Gagnon continued: "Suggestions to increase Pentagon spending to put ASAT (anti-satellite) weapons in space are probably the most disturbing because these systems indicate the mindset that a full-blown war in space is in the thinking of some now coming to power. This not only could lead to total global war but the devastation in space would seal the fate for future generations as massive fields of space debris would destroy any hopes for space travel or exploration.
"Republican leaders are suggesting that expanding so-called 'missile defense' (MD) systems, currently being used to encircle Russia and China, are in order including a massive increase in Navy Aegis destroyers outfitted with MD interceptors. MD is a key element in Pentagon first-strike attack planning and would obviously lead to counter measures by Moscow and Beijing.
"The world does not need a new arms race in space -- especially when we should be using our resources to deal with the real problems of climate change and growing poverty due to increasing economic divide," said Gagnon.
"Russia and China for years have gone to the UN pleading with the U.S. to seriously enter negotiations for a treaty to ban weapons in space -- the idea being to close the door to the barn before the horse gets out," Gagnon said. "During Republican and Democrat administrations the U.S. has blocked the development of such a forward-thinking treaty maintaining that there is 'no problem.' The military-industrial complex, which views space as a new profits arena, has ensured that the Prevention of an Arms Race in Outer Space treaty negotiations were dead on arrival.

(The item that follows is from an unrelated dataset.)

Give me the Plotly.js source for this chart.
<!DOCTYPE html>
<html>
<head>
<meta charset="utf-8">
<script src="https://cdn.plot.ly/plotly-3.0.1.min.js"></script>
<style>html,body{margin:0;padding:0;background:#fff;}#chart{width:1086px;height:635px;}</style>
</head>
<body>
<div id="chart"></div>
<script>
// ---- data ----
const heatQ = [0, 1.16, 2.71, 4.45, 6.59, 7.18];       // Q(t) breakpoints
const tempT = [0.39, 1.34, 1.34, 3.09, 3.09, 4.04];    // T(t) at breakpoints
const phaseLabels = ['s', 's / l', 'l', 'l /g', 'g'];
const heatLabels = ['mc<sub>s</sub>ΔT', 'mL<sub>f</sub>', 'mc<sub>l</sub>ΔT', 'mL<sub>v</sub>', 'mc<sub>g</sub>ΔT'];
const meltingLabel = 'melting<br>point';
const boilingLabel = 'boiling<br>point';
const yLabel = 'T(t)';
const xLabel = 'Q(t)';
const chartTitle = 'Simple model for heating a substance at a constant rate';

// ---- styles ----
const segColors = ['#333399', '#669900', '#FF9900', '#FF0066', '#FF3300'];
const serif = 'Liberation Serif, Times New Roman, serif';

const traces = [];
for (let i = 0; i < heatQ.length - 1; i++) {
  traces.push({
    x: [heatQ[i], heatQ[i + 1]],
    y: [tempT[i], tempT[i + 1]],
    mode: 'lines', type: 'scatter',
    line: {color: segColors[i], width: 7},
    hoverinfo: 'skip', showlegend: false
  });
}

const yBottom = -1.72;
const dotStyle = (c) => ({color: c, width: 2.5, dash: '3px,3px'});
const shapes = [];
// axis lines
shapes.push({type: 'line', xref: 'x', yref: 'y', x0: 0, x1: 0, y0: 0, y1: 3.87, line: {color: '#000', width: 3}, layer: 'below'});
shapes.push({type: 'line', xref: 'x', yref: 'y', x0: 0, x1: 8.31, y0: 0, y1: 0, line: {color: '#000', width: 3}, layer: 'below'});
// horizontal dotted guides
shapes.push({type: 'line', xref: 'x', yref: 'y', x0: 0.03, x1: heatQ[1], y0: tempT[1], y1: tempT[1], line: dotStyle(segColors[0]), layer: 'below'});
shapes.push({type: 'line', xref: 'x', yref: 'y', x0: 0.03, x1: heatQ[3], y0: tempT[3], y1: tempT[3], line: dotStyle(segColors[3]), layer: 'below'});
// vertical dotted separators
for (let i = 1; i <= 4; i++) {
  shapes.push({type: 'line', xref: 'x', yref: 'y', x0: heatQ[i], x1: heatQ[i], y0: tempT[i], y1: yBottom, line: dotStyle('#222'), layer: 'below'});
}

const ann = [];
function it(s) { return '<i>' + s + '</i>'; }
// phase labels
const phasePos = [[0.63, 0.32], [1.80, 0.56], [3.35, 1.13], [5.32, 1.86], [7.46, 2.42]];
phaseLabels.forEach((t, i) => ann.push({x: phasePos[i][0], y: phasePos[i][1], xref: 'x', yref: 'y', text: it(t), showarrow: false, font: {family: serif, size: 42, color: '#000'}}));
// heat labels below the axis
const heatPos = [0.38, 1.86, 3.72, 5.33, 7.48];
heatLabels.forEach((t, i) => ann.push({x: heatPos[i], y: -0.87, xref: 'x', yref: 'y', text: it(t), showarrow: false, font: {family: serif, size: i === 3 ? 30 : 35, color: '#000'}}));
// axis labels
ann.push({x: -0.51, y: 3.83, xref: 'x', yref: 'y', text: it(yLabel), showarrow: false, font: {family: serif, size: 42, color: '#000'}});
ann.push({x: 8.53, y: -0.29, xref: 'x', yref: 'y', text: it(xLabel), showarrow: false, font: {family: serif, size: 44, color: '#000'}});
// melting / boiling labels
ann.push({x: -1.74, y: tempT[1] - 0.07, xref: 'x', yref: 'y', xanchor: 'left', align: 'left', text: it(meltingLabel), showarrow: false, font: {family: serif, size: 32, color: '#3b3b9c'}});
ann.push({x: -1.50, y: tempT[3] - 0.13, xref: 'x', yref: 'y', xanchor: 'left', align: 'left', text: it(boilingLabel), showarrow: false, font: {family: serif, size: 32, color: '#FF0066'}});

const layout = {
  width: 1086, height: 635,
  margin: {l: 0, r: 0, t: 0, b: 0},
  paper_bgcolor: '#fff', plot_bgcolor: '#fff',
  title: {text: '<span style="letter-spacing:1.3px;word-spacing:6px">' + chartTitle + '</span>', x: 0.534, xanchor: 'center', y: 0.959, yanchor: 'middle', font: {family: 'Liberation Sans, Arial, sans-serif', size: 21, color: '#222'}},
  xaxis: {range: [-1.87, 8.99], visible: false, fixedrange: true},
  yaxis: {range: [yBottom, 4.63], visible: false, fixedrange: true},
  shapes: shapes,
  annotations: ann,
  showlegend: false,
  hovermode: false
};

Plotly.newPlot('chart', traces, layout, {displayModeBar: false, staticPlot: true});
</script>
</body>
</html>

"Russia and China will be left with only one option -- they will have to respond in kind as the US attempts to 'control and dominate space' as is called for in the U.S. Space Command's planning document Vision for 2020," Gagnon went on. "The world can't afford a new arms race nor can the public allow the Trump administration to squander the national treasury on the foolish notion that the U.S. will be the 'Master of Space.'" ["Master of Space" is the motto of the 50th Space Wing of the U.S. Air Force Space Command.] "The time to speak out against war in space is now -- before more money is wasted and the shooting starts."
I've been writing for many years about space weaponry (including in my book Weapons in Space) and on television (including writing and narrating the documentaries Nukes in Space: the Nuclearization and Weaponization of the Heavens and also Star Wars Returns. I've given talks across the U.S. and world.

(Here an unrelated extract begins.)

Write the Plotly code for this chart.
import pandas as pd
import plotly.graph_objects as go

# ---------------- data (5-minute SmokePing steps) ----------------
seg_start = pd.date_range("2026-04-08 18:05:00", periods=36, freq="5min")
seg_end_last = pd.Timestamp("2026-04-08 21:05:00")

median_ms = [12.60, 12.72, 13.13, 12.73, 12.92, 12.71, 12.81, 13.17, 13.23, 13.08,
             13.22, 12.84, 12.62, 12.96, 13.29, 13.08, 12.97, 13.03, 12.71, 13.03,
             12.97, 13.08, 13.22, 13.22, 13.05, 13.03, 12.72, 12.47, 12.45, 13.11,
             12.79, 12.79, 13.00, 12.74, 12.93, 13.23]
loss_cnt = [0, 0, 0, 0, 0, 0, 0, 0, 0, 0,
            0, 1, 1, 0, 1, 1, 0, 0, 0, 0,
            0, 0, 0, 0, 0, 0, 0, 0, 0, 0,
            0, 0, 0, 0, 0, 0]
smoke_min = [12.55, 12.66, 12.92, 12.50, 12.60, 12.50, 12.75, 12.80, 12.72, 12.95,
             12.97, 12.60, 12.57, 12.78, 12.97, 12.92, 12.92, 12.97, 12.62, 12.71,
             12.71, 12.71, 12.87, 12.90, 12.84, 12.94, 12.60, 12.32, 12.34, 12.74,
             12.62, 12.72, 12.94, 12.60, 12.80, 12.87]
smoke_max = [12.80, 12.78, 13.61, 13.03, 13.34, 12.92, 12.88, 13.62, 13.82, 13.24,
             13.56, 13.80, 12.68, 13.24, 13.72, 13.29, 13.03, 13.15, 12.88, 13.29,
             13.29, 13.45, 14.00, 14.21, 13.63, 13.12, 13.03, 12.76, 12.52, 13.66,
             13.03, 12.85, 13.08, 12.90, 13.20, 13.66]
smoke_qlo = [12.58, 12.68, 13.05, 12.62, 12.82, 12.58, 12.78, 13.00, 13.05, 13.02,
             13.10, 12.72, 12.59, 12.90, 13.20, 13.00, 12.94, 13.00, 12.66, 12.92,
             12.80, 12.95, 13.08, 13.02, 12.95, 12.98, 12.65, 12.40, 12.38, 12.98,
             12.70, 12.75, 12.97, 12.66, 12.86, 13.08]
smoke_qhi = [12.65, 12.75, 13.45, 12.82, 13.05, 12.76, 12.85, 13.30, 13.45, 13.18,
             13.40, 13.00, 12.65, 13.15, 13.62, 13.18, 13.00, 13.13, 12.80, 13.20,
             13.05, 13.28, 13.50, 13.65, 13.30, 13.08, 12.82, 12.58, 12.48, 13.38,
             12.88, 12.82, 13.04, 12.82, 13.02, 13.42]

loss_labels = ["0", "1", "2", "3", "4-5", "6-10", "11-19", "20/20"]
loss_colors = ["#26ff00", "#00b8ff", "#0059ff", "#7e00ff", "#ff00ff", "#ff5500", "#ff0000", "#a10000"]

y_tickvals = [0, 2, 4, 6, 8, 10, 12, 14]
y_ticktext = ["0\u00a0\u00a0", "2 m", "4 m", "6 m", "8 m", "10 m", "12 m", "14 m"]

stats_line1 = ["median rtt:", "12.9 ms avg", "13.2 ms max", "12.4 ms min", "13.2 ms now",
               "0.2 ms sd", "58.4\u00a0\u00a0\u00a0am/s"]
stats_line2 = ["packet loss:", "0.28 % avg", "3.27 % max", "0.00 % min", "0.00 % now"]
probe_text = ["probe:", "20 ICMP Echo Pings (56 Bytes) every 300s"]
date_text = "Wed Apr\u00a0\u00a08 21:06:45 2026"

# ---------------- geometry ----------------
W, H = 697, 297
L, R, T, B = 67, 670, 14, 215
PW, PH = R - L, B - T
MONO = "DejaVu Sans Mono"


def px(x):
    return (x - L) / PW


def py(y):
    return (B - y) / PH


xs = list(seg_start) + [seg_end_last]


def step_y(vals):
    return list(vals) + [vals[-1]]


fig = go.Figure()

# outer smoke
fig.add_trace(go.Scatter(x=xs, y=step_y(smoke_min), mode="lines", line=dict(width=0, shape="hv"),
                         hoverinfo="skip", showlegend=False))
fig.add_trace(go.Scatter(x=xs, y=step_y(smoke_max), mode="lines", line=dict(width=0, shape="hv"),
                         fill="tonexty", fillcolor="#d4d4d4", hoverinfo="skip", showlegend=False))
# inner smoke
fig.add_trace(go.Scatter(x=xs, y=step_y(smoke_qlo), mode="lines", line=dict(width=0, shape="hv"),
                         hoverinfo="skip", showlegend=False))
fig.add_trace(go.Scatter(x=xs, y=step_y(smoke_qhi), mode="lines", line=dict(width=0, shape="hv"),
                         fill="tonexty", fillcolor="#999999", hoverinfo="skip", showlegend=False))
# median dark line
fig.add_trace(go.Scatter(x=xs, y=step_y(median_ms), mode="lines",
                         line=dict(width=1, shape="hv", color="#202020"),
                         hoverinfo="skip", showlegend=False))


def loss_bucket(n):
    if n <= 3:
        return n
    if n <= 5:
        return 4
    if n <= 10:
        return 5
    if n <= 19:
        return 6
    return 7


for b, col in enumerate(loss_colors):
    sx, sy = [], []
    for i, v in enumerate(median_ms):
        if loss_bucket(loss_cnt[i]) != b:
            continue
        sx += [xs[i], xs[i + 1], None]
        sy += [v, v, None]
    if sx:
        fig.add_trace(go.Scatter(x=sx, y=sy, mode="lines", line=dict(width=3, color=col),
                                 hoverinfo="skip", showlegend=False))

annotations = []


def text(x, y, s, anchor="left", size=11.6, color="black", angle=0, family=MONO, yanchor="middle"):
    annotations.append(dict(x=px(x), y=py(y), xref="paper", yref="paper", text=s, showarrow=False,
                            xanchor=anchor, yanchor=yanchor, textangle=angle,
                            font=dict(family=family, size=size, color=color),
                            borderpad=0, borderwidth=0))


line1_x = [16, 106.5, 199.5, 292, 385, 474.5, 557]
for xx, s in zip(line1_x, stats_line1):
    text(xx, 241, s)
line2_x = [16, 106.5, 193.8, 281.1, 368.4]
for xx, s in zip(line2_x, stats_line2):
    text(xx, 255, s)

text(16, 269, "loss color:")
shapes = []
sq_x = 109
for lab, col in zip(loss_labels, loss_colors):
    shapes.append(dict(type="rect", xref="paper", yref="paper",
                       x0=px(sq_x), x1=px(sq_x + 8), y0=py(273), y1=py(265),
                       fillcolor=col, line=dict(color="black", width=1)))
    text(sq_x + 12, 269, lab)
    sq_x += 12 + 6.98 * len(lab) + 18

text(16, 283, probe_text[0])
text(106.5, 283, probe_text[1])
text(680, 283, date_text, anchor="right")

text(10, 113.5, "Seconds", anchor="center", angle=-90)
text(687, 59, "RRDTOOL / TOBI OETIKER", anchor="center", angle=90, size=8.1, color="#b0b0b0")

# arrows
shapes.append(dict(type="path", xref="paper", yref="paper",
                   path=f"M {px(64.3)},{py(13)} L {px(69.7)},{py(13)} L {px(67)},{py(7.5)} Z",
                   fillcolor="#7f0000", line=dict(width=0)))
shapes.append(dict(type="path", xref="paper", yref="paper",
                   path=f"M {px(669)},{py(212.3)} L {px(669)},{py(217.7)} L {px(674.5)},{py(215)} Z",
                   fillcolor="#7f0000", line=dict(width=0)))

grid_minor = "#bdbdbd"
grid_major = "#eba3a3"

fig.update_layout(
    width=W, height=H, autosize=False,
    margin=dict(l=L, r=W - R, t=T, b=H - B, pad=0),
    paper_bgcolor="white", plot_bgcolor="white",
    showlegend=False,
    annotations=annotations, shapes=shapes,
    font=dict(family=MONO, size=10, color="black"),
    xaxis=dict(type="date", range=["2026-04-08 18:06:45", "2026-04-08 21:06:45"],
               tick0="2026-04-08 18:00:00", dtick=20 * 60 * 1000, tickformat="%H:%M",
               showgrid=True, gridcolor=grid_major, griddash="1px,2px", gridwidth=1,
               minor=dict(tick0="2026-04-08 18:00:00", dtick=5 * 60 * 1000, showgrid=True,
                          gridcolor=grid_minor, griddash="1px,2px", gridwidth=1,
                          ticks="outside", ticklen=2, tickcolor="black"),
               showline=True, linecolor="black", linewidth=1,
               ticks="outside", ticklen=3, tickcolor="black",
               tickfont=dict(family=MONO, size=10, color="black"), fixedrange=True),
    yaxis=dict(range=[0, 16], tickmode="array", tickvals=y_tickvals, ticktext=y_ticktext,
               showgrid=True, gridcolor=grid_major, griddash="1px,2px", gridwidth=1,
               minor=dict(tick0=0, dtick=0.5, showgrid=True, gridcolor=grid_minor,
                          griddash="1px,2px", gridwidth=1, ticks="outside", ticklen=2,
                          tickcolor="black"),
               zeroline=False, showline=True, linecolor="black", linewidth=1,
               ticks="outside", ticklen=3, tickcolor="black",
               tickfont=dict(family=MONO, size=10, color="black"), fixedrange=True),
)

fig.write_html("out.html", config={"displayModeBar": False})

In Weapons in Space, I relate a 1999 presentation I gave at the UN in Geneva. The next day, a vote was to be held there on the PAROS treaty. On my way to observe the vote, I saw a U.S. diplomat who had been at my presentation and had not been happy with it. We approached each other and he said he would like to talk to me, anonymously. He said, on the street in front of the UN buildings, that the U.S has trouble with its citizenry in fielding a large number of troops on the ground. But the U.S military believes "we can project power from space" and that was why the military was moving in this direction. I questioned him on whether, if the U.S. moved ahead with weapons in space, other nations would meet the U.S. kind igniting an arms race in space. He replied that the U.S. military had done analyses and determined that China was "30 years behind" in competing with the U.S. militarily in space and Russia "doesn't have the money."
Then he went to vote and I watched as again there was overwhelming international support for the PAROS treaty -- but the U.S. balked. And because a consensus was needed for the passage of the treaty, it was blocked once more.
And this was during the Clinton administration.
Through the PAROS treaty, the goal is to have "all states, in particular those with major space capabilities, contribute actively to the objective of the peaceful use of outer space and of the prevention of an arms race in outer space and to refrain from actions contrary to that objective," as the UN General Assembly stated in 1996. http://www.un.org/documents/ga/res/51/a51r044.htm
In 2001, with the election of George W. Bush, space weaponization was again on high-boil rather than the low-boil it was during the Clinton time.
That's when I began work on the TV documentary Star Wars Returns, which can be viewed at https://www.youtube.com/watch?v=7bdMzE3N5iw
And that year, too, I gave a presentation before members of the British Parliament in London. In it I outlined the just-released plan of the Space Commission led by then U.S. Secretary of Defense Donald Rumsfeld. I noted how it asserted: "In the coming period the U.S. will conduct operations to, from, in and through space in support of its national interests both on the earth and in space." I pointed out how it urged the U.S. president to "have the option to deploy weapons in space."
I quoted from the U.S. Space Command's Vision for 2020 report's speaking of "dominating the space dimension of military operations to protect U.S. interests and investment. Integrating Space Forces into warfighting capabilities across the full spectrum of conflict."